Tim Keeney, deputy assistant secretary of commerce for oceans and atmosphere and co-chair of the United States Coral Reef Task Force, said: "The report shows that this is a global issue."
"While the report indicates reefs in general are healthier in the Pacific than the Atlantic, even remote reefs are subject to threats stemming from climate change as well as illegal fishing and marine debris," he added.
According to the report's authors, the conditions of U.S. coral reefs have been declining for several decades.
As an indicator of this decline, since the last status report was released in 2005, two coral species - Elkhorn and Staghorn corals - have become the first corals ever listed as threatened under the Endangered Species Act.
The 2008 report is the third in a series, representing an evolving effort to track the condition of coral reef ecosystems at both local and national scales.
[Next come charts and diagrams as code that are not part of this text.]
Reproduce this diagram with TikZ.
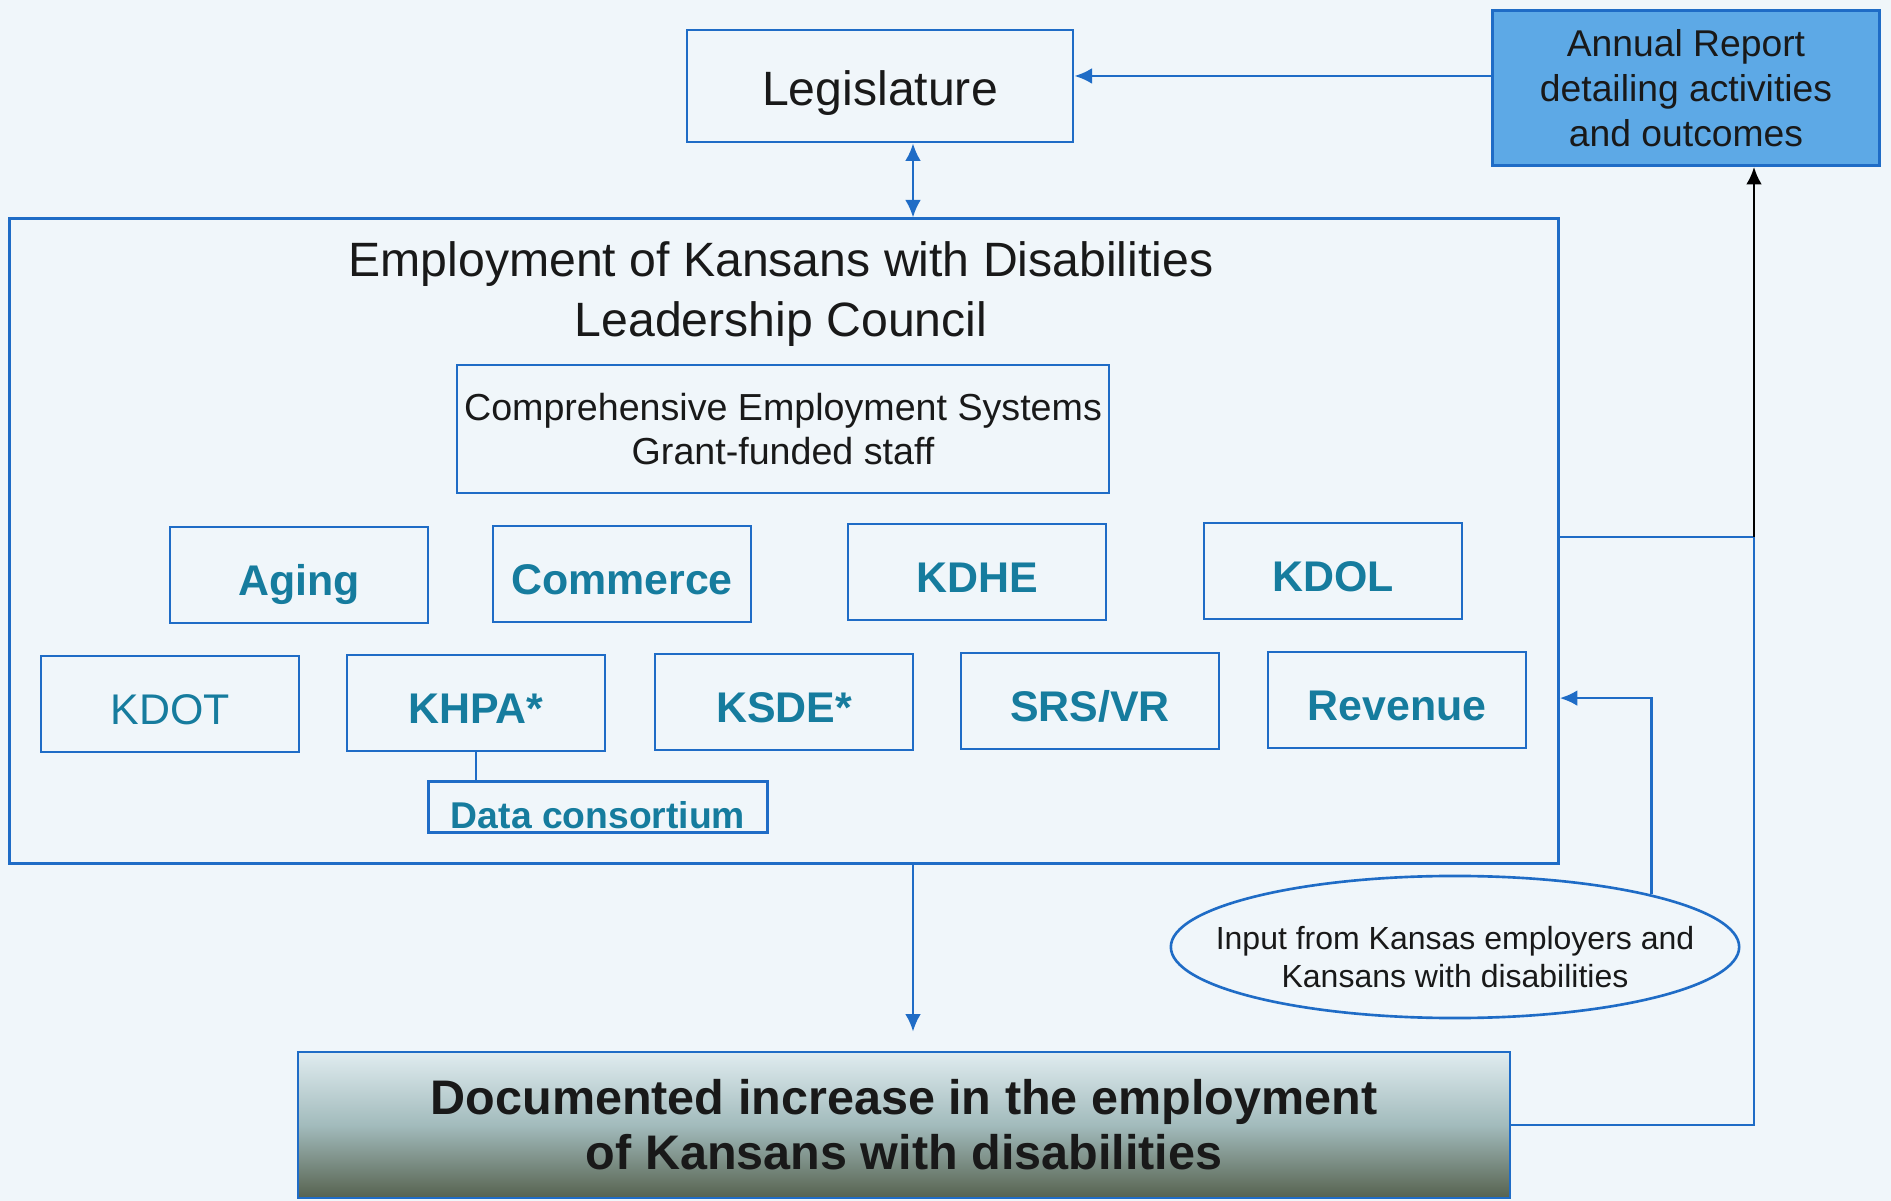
\documentclass[tikz,border=0pt]{standalone}
\usepackage{fontspec}
\setmainfont{Liberation Sans}
\usetikzlibrary{arrows.meta,shapes.geometric}

\definecolor{boxblue}{HTML}{1F6CC6}
\definecolor{agencyteal}{HTML}{167C9E}
\definecolor{reportblue}{HTML}{5DA9E6}
\definecolor{paper}{HTML}{F0F6FA}
\definecolor{docstop}{HTML}{E0ECF0}
\definecolor{docsmid}{HTML}{A2BBBC}
\definecolor{docsbottom}{HTML}{56624F}

\begin{document}
\begin{tikzpicture}[x=0.01cm, y=-0.01cm, >={Latex[length=5pt,width=4.5pt]},
        every node/.style={text=black!90},
        frame/.style={draw=boxblue, line width=0.75pt},
        agency/.style={frame, minimum width=2.58cm, minimum height=0.96cm, text height=11.5pt, text depth=0pt, text=agencyteal, font=\fontsize{12.2}{14}\selectfont\bfseries},
        link/.style={draw=boxblue, line width=0.75pt}]
        % Paper
        \fill[paper] (0,0) rectangle (1891,1201);

        % Top boxes
        \node[frame, minimum width=3.86cm, minimum height=1.12cm, text height=11.2pt, text depth=0pt, font=\fontsize{13.7}{16}\selectfont] (legis) at (880,86) {Legislature};
        \node[frame, fill=reportblue, minimum width=3.87cm, minimum height=1.55cm, align=center, font=\fontsize{10.6}{12.8}\selectfont] (report) at (1686,88) {Annual Report\\detailing activities\\and outcomes};

        % Council and its members
        \node[frame, minimum width=15.48cm, minimum height=6.44cm] (council) at (784,541) {};
        \node[font=\fontsize{13.7}{17}\selectfont, align=center] (title) at (781,294) {Employment of Kansans with Disabilities\\Leadership Council};
        \node[frame, minimum width=6.45cm, minimum height=1.28cm, inner xsep=2pt, align=center, font=\fontsize{10.7}{12.5}\selectfont] (ces) at (783,429) {Comprehensive Employment Systems\\Grant-funded staff};
        \node[agency] (aging) at (299,575) {Aging};
        \node[agency] (commerce) at (622,574) {Commerce};
        \node[agency] (kdhe) at (977,572) {KDHE};
        \node[agency] (kdol) at (1333,571) {KDOL};
        \node[agency, font=\fontsize{12.2}{14}\selectfont] (kdot) at (170,704) {KDOT};
        \node[agency] (khpa) at (476,703) {KHPA*};
        \node[agency] (ksde) at (784,702) {KSDE*};
        \node[agency] (srsvr) at (1090,701) {SRS/VR};
        \node[agency] (revenue) at (1397,700) {Revenue};
        \node[frame, minimum width=3.39cm, minimum height=0.51cm, inner sep=0pt, text height=0.43cm, text depth=0pt, text=agencyteal, font=\fontsize{10.6}{12}\selectfont\bfseries] (data) at (598,807) {Data consortium};

        % Outcome and input
        \node[frame, top color=docstop, bottom color=docsbottom, middle color=docsmid, minimum width=12.11cm, minimum height=1.46cm, align=center, font=\fontsize{13.8}{15.6}\selectfont\bfseries] (docs) at (904,1125) {Documented increase in the employment\\of Kansans with disabilities};
        \node[ellipse, frame, minimum width=5.68cm, minimum height=1.42cm] (input) at (1455,947) {};
        \node[align=center, font=\fontsize{9.1}{10.6}\selectfont] (inputtext) at (1455,957) {Input from Kansas employers and\\Kansans with disabilities};

        % Connectors
        \coordinate (spine) at (913,0);
        \coordinate (join) at (1754,537);
        \draw[link, <->] (spine |- legis.south) -- (spine |- council.north);
        \draw[link, ->, shorten >=0.19cm] (spine |- council.south) -- (spine |- docs.north);
        \draw[link, ->] ([yshift=0.12cm]report.west) -- ([yshift=0.12cm]report.west -| legis.east);
        \draw[draw=boxblue, line width=0.6pt] (khpa.south) -- (khpa.south |- data.north);
        \draw[link] (docs.east) -| (join);
        \draw[link] (council.east |- join) -- (join);
        \draw[line width=0.75pt, ->] (join) -- (join |- report.south);
        \draw[link, ->] (input.15) |- ([yshift=-1.57cm]council.east);
    \end{tikzpicture}
\end{document}
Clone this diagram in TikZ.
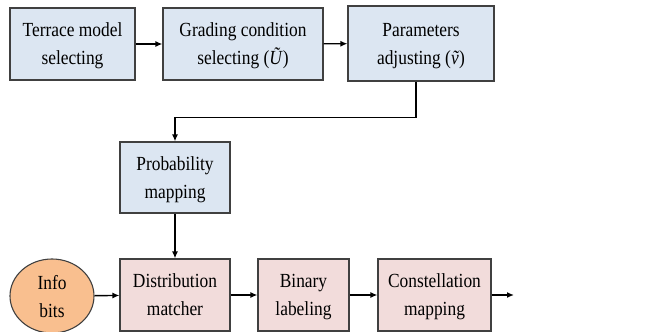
\documentclass[tikz,border=0pt]{standalone}
\usepackage{fontspec}
\setmainfont{Liberation Serif}[FakeStretch=0.87]
\usetikzlibrary{arrows.meta,shapes.geometric,calc}
\definecolor{boxblue}{HTML}{DCE6F2}
\definecolor{boxpink}{HTML}{F2DCDB}
\definecolor{boxorange}{HTML}{F9BF8F}
\definecolor{edge}{HTML}{404040}
\tikzset{
  blk/.style={draw=edge,line width=1.1pt,align=center,inner sep=0pt,text depth=0pt,
    font=\fontsize{20}{28}\selectfont},
  bluebox/.style={blk,fill=boxblue},
  pinkbox/.style={blk,fill=boxpink},
  arr/.style={line width=1.4pt,-{Latex[length=7pt,width=6pt]}}
}
\begin{document}
\begin{tikzpicture}[x=1pt,y=-1pt]
\useasboundingbox (0,0) rectangle (654,332);
\node[bluebox,minimum width=125pt,minimum height=72pt] (t1) at (72.5,44) {Terrace model\\selecting};
\node[bluebox,minimum width=160pt,minimum height=72pt] (t2) at (243,44) {Grading condition\\selecting (\textit{\~{U}})};
\node[bluebox,minimum width=146pt,minimum height=75pt] (t3) at (421,43.5) {Parameters\\adjusting (\textit{\~{v}})};
\node[bluebox,minimum width=110pt,minimum height=71pt] (pm) at (175,177.5) {Probability\\mapping};
\node[blk,ellipse,fill=boxorange,minimum width=84pt,minimum height=74pt] (info) at (52,296) {Info\\bits};
\node[pinkbox,minimum width=110pt,minimum height=72pt] (dm) at (175,295) {Distribution\\matcher};
\node[pinkbox,minimum width=91pt,minimum height=72pt] (bl) at (303.5,295) {Binary\\labeling};
\node[pinkbox,minimum width=113pt,minimum height=72pt] (cm) at (434.5,295) {Constellation\\mapping};
\coordinate (out) at (514,295);
\draw[arr] (t1) -- (t2);
\draw[arr] (t2) -- (t3);
\draw[arr] ([xshift=-5pt]t3.south) -- ++(0,36) -| (pm.north);
\draw[arr] (pm) -- (dm);
\draw[arr] (info) -- (dm);
\draw[arr] (dm) -- (bl);
\draw[arr] (bl) -- (cm);
\draw[arr] (cm) -- (out);
\end{tikzpicture}
\end{document}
The 569-page document details coral reef conditions in the U.S. Virgin Islands, Puerto Rico, Navassa Island, southeast Florida, the Florida Keys, Flower Garden Banks, the Main Hawaiian Islands, the Northwestern Hawaiian Islands, American Samoa, the Pacific Remote Islands, the Republic of the Marshall Islands, the Federated States of Micronesia, the Commonwealth of the Northern Mariana Islands, Guam and the Republic of Palau. The report was released by NOAA at the 11th International Coral Reef Symposium in Fort Lauderdale, Fla.